Surprised and honoured by the nomination to the Youth Advisory Body set up by the Dicastery for Laity, Family and Life, Carina Baumgartner says “young people must first of all get engaged in their local church” and that the Church must reach out to those who do not feel at home there.
On her birthday last month, 28-year-old Carina Baumgartner from Austria received the news that she had been nominated to the newly established International Youth Advisory Body.
Made up of 20 young people from five continents, the group will be tasked with advising the Pope on matters surrounding youth ministry and other topics related to young people.
“I was surprised by the nomination, and I didn’t expect it. I had many questions as to what the tasks would be” Baumgartner said in an interview with Vatican News. “Now, step by step, I am getting to know what the nomination will entail, and I’m really looking forward to it.”
A place for the youth to bring experiences and thoughts
While currently completing a master’s degree as a theatre teacher, Baumgartner works as a kindergarten and after-school teacher. She has previously studied social work, and has been involved as a consultant for the Salesians of Don Bosco in Austria.
Drawing on her experience, she said that “I think it is very important to give young people this sort of responsibility, and to show them that what they have to say is important.”

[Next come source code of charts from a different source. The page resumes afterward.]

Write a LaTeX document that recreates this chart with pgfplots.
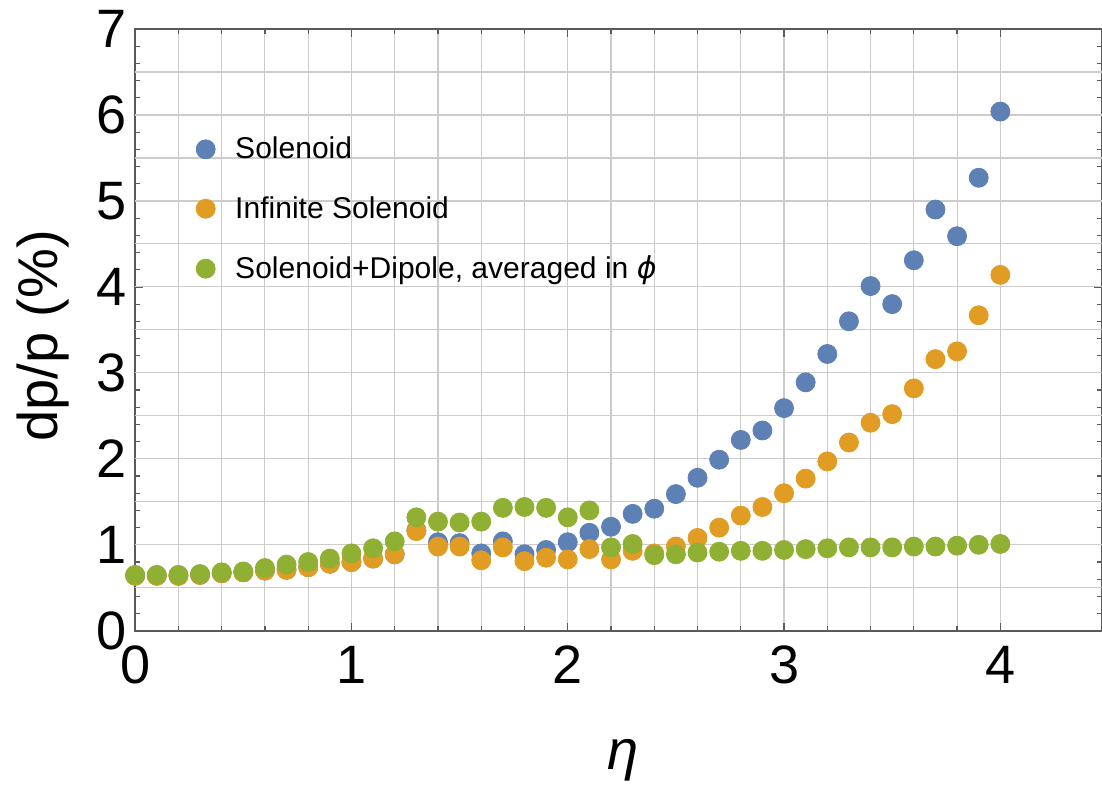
\documentclass[border=0pt]{standalone}
\usepackage{pgfplots}
\pgfplotsset{compat=1.18}
\usepackage{fontspec}
\setmainfont{Liberation Sans}
\newfontfamily\dejavu{DejaVu Sans}
\definecolor{mblue}{RGB}{94,129,181}
\definecolor{morange}{RGB}{225,156,36}
\definecolor{mgreen}{RGB}{143,176,50}
\definecolor{frame}{RGB}{90,90,90}
\pgfplotstableread{
x y
0.0 0.64
0.1 0.64
0.2 0.64
0.3 0.65
0.4 0.67
0.5 0.68
0.6 0.70
0.7 0.71
0.8 0.74
0.9 0.78
1.0 0.80
1.1 0.84
1.2 0.89
1.3 1.17
1.4 1.03
1.5 1.02
1.6 0.90
1.7 1.04
1.8 0.89
1.9 0.94
2.0 1.03
2.1 1.14
2.2 1.21
2.3 1.36
2.4 1.42
2.5 1.59
2.6 1.78
2.7 1.99
2.8 2.22
2.9 2.33
3.0 2.59
3.1 2.89
3.2 3.22
3.3 3.60
3.4 4.01
3.5 3.80
3.6 4.31
3.7 4.90
3.8 4.59
3.9 5.27
4.0 6.04
}\solenoid
\pgfplotstableread{
x y
0.0 0.64
0.1 0.64
0.2 0.64
0.3 0.65
0.4 0.67
0.5 0.68
0.6 0.70
0.7 0.71
0.8 0.74
0.9 0.78
1.0 0.80
1.1 0.84
1.2 0.89
1.3 1.16
1.4 0.98
1.5 0.98
1.6 0.82
1.7 0.97
1.8 0.81
1.9 0.85
2.0 0.83
2.1 0.95
2.2 0.83
2.3 0.93
2.4 0.90
2.5 0.98
2.6 1.08
2.7 1.20
2.8 1.34
2.9 1.44
3.0 1.60
3.1 1.77
3.2 1.97
3.3 2.19
3.4 2.42
3.5 2.52
3.6 2.82
3.7 3.16
3.8 3.25
3.9 3.67
4.0 4.14
}\infsol
\pgfplotstableread{
x y
0.0 0.65
0.1 0.65
0.2 0.65
0.3 0.66
0.4 0.68
0.5 0.69
0.6 0.73
0.7 0.77
0.8 0.80
0.9 0.84
1.0 0.90
1.1 0.96
1.2 1.04
1.3 1.32
1.4 1.27
1.5 1.26
1.6 1.27
1.7 1.43
1.8 1.44
1.9 1.43
2.0 1.32
2.1 1.40
2.2 0.97
2.3 1.01
2.4 0.88
2.5 0.89
2.6 0.91
2.7 0.92
2.8 0.93
2.9 0.93
3.0 0.94
3.1 0.95
3.2 0.96
3.3 0.97
3.4 0.97
3.5 0.97
3.6 0.98
3.7 0.98
3.8 0.99
3.9 1.00
4.0 1.01
}\soldip
\begin{document}
\begin{tikzpicture}
\begin{axis}[
  scale only axis,
  width=482.8pt, height=300.5pt,
  xmin=0, xmax=4.47, ymin=0, ymax=7,
  xtick={0,1,2,3,4}, minor x tick num=4,
  ytick={0,1,2,3,4,5,6,7}, minor y tick num=4,
  xmajorgrids, xminorgrids,
  extra y ticks={0.5,1,1.5,2,2.5,3,3.5,4,4.5,5,5.5,6,6.5},
  extra y tick labels={},
  extra y tick style={grid=major, major tick length=0pt},
  major grid style={black!20, line width=0.55pt},
  minor grid style={black!20, line width=0.55pt},
  axis line style={frame, line width=0.8pt},
  tick style={frame, line width=0.6pt},
  major tick length=4pt, minor tick length=2.5pt,
  tick align=inside,
  /pgf/number format/assume math mode=true,
  tick label style={font=\fontsize{27}{30}\selectfont},
  xticklabel style={yshift=-4pt},
  yticklabel style={xshift=-1pt},
  label style={font=\fontsize{28}{32}\selectfont},
  xlabel={\textit{η}},
  ylabel={dp/p (\%)},
  xlabel style={at={(axis description cs:0.505,-0.215)}, anchor=center},
  ylabel style={at={(axis description cs:-0.095,0.49)}, anchor=center},
  legend style={draw=none, fill=none, at={(0.0627,0.828)}, anchor=north west,
    font=\fontsize{15}{18}\selectfont, row sep=13.3pt, column sep=8pt,
    inner sep=0pt, legend cell align=left},
  legend image code/.code={\draw[#1] plot coordinates {(0pt,0pt)};},
]
\addplot[only marks, mark=*, mark size=4.75pt, mark options={draw=mblue, fill=mblue}] table {\solenoid};
\addlegendentry{Solenoid}
\addplot[only marks, mark=*, mark size=4.75pt, mark options={draw=morange, fill=morange}] table {\infsol};
\addlegendentry{Infinite Solenoid}
\addplot[only marks, mark=*, mark size=4.75pt, mark options={draw=mgreen, fill=mgreen}] table {\soldip};
\addlegendentry{Solenoid+Dipole, averaged in {\dejavu\itshape ϕ}}
\end{axis}
\pgfresetboundingbox
\path ([xshift=-67.5pt,yshift=-77pt]current axis.south west) rectangle ([yshift=14.5pt]current axis.north east);
\end{tikzpicture}
\end{document}
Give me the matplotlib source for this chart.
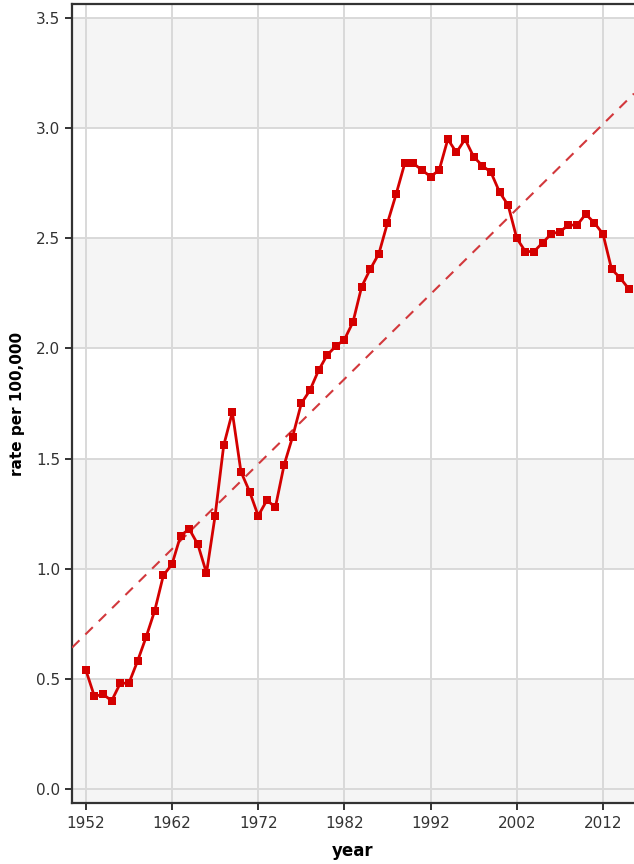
import numpy as np
import matplotlib
matplotlib.use("Agg")
import matplotlib.pyplot as plt

# Annual rate per 100,000, 1952-2015
years = list(range(1952, 2016))
rates = [
    0.54, 0.42, 0.43, 0.40, 0.48, 0.48, 0.58, 0.69, 0.81, 0.97,   # 1952-1961
    1.02, 1.15, 1.18, 1.11, 0.98, 1.24, 1.56, 1.71, 1.44, 1.35,   # 1962-1971
    1.24, 1.31, 1.28, 1.47, 1.60, 1.75, 1.81, 1.90, 1.97, 2.01,   # 1972-1981
    2.04, 2.12, 2.28, 2.36, 2.43, 2.57, 2.70, 2.84, 2.84, 2.81,   # 1982-1991
    2.78, 2.81, 2.95, 2.89, 2.95, 2.87, 2.83, 2.80, 2.71, 2.65,   # 1992-2001
    2.50, 2.44, 2.44, 2.48, 2.52, 2.53, 2.56, 2.56, 2.61, 2.57,   # 2002-2011
    2.52, 2.36, 2.32, 2.27,                                       # 2012-2015
]
x_ticks = [1952, 1962, 1972, 1982, 1992, 2002, 2012]
y_ticks = [0.0, 0.5, 1.0, 1.5, 2.0, 2.5, 3.0, 3.5]

LINE_RED = "#d40000"
TREND_RED = "#d2383c"
GRID = "#d9d9d9"
BAND = "#f5f5f5"
DARK = "#333333"

fig = plt.figure(figsize=(6.34, 8.64), dpi=100)
ax = fig.add_axes([0.1136, 0.0706, 0.8864, 0.9248])

xlim = (1950.4, 2015.6)
ylim = (-0.064, 3.564)
ax.set_xlim(*xlim)
ax.set_ylim(*ylim)

# alternating horizontal bands
edges = [ylim[0]] + y_ticks[1:] + [ylim[1]]
for i in range(len(edges) - 1):
    if i % 2 == 0:
        ax.axhspan(edges[i], edges[i + 1], color=BAND, zorder=0, lw=0)

ax.set_xticks(x_ticks)
ax.set_yticks(y_ticks)
ax.set_yticklabels([f"{v:.1f}" for v in y_ticks])
ax.grid(True, color=GRID, lw=1.4, zorder=1)
ax.set_axisbelow(True)

# linear trend over the series
yr = np.array(years, dtype=float)
rt = np.array(rates)
slope, intercept = np.polyfit(yr, rt, 1)
xt = np.array(xlim)
ax.plot(xt, slope * xt + intercept, ls=(0, (5, 4)), color=TREND_RED, lw=1.5, zorder=3)

ax.plot(years, rates, color=LINE_RED, lw=2.0, marker="s", ms=6.0,
        markeredgewidth=0, zorder=4)

for side in ("left", "bottom", "top"):
    ax.spines[side].set_color(DARK)
    ax.spines[side].set_linewidth(1.6)
ax.spines["right"].set_visible(False)

ax.tick_params(axis="both", direction="out", length=5, width=1.4, color=DARK,
               labelsize=11, labelcolor=DARK)
ax.tick_params(axis="x", pad=4)

ax.set_xlabel("year", fontsize=12, fontweight="bold", color="black", labelpad=8)
ax.set_ylabel("rate per 100,000", fontsize=11, fontweight="bold", color="black", labelpad=8)

fig.savefig("out.png", dpi=100)
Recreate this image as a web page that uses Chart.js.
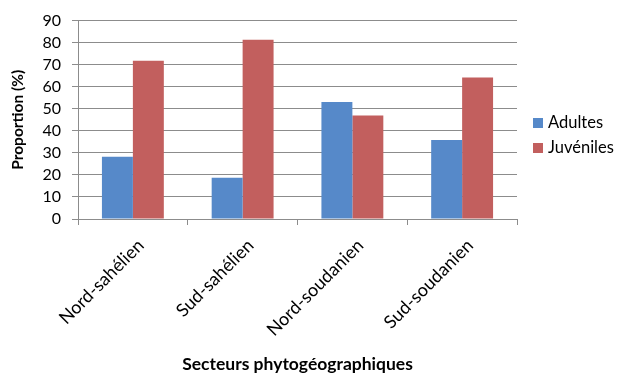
<!DOCTYPE html>
<html>
<head>
<meta charset="utf-8">
<script src="https://cdn.jsdelivr.net/npm/chart.js@4/dist/chart.umd.min.js"></script>
<style>
  html, body { margin: 0; padding: 0; background: #ffffff; }
  #wrap { width: 618px; height: 374px; position: relative; }
</style>
</head>
<body>
<div id="wrap"><canvas id="chart"></canvas></div>
<script>
// Sectors and proportions (%) of adults and juveniles
const categories = ['Nord-sahélien', 'Sud-sahélien', 'Nord-soudanien', 'Sud-soudanien'];
const adultes = [28.2, 18.7, 53.1, 35.8];
const juveniles = [71.8, 81.3, 46.9, 64.2];
const yTicks = [0, 10, 20, 30, 40, 50, 60, 70, 80, 90];

const FONT = 'Lato, "Open Sans", sans-serif';
const GRID = '#8c8c8c';
const TEXT = '#000000';

// Legend drawn at the right of the plot area
const sideLegend = {
  id: 'sideLegend',
  afterDraw(chart) {
    const ctx = chart.ctx;
    const area = chart.chartArea;
    ctx.save();
    ctx.font = '16.5px ' + FONT;
    ctx.textBaseline = 'middle';
    ctx.textAlign = 'left';
    chart.data.datasets.forEach((ds, i) => {
      const y = 123 + i * 25;
      const x = area.right + 16;
      ctx.fillStyle = ds.backgroundColor;
      ctx.fillRect(x, y - 5, 10, 10);
      ctx.fillStyle = TEXT;
      ctx.fillText(ds.label, x + 15, y);
    });
    ctx.restore();
  }
};

// Horizontal axis title under the rotated labels, centred on the plot area
const xTitle = {
  id: 'xTitle',
  afterDraw(chart) {
    const ctx = chart.ctx;
    const area = chart.chartArea;
    ctx.save();
    ctx.font = 'bold 17.5px ' + FONT;
    ctx.fillStyle = TEXT;
    ctx.textAlign = 'center';
    ctx.textBaseline = 'middle';
    ctx.fillText('Secteurs phytogéographiques', (area.left + area.right) / 2, 364);
    ctx.restore();
  }
};

new Chart(document.getElementById('chart'), {
  type: 'bar',
  data: {
    labels: categories,
    datasets: [
      { label: 'Adultes', data: adultes, backgroundColor: '#5689c9' },
      { label: 'Juvéniles', data: juveniles, backgroundColor: '#c25f5e' }
    ]
  },
  options: {
    responsive: true,
    maintainAspectRatio: false,
    animation: false,
    events: [],
    layout: { padding: { top: 18, right: 101, left: 0, bottom: 0 } },
    datasets: { bar: { categoryPercentage: 0.564, barPercentage: 1.0 } },
    plugins: { legend: { display: false }, tooltip: { enabled: false } },
    scales: {
      x: {
        afterFit(scale) { scale.height = 155; },
        grid: { drawOnChartArea: false, drawTicks: true, tickLength: 6, color: GRID, offset: true },
        border: { display: true, color: GRID },
        ticks: {
          minRotation: 45, maxRotation: 45, autoSkip: false,
          font: { family: FONT, size: 18 }, color: TEXT,
          padding: 10, labelOffset: 8
        }
      },
      y: {
        min: 0, max: 90,
        afterFit(scale) { scale.width = 78; },
        afterBuildTicks(scale) { scale.ticks = yTicks.map(v => ({ value: v })); },
        grid: { color: GRID, tickLength: 6, drawTicks: true },
        border: { display: true, color: GRID },
        ticks: { autoSkip: false, font: { family: FONT, size: 16 }, color: TEXT, padding: 11 },
        title: {
          display: true, text: 'Proportion (%)',
          font: { family: FONT, size: 15.5, weight: 'bold' }, color: TEXT,
          padding: { top: 9, bottom: 0 }
        }
      }
    }
  },
  plugins: [sideLegend, xTitle]
});
</script>
</body>
</html>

“With this Youth Body, they now have a place to share their experiences, as well as their thoughts on various topics” Baumgartner said, adding that “it will be important to reach out to those who are still far from the Church and who have not experienced it as a place where they can feel at home.”
“Generation Laudato si’”
One of Baumgartner’s concerns is that young people must get involved in their local church on every level.
She was also involved in the launch of “Generation Laudato si’”, a campaign aimed at getting young people involved in taking care of our common home. The campaign was launched during World Youth Day in Panama earlier this year.
Despite the common impression that the faith is not easily communicated to the new generation, Baumgartner said that “Through my work, I see so many young people who are engaged, and they show others that the Church is young and that it is a place they can call home.”
As a young, engaged woman herself of a largely secularised generation, she said: “My faith and the Catholic Church are both very important to me. The Church is a community for those who wish to deepen their faith, and I see this every day. This is what I want to share with others, to invite others into this community, and to share with them the Good News.”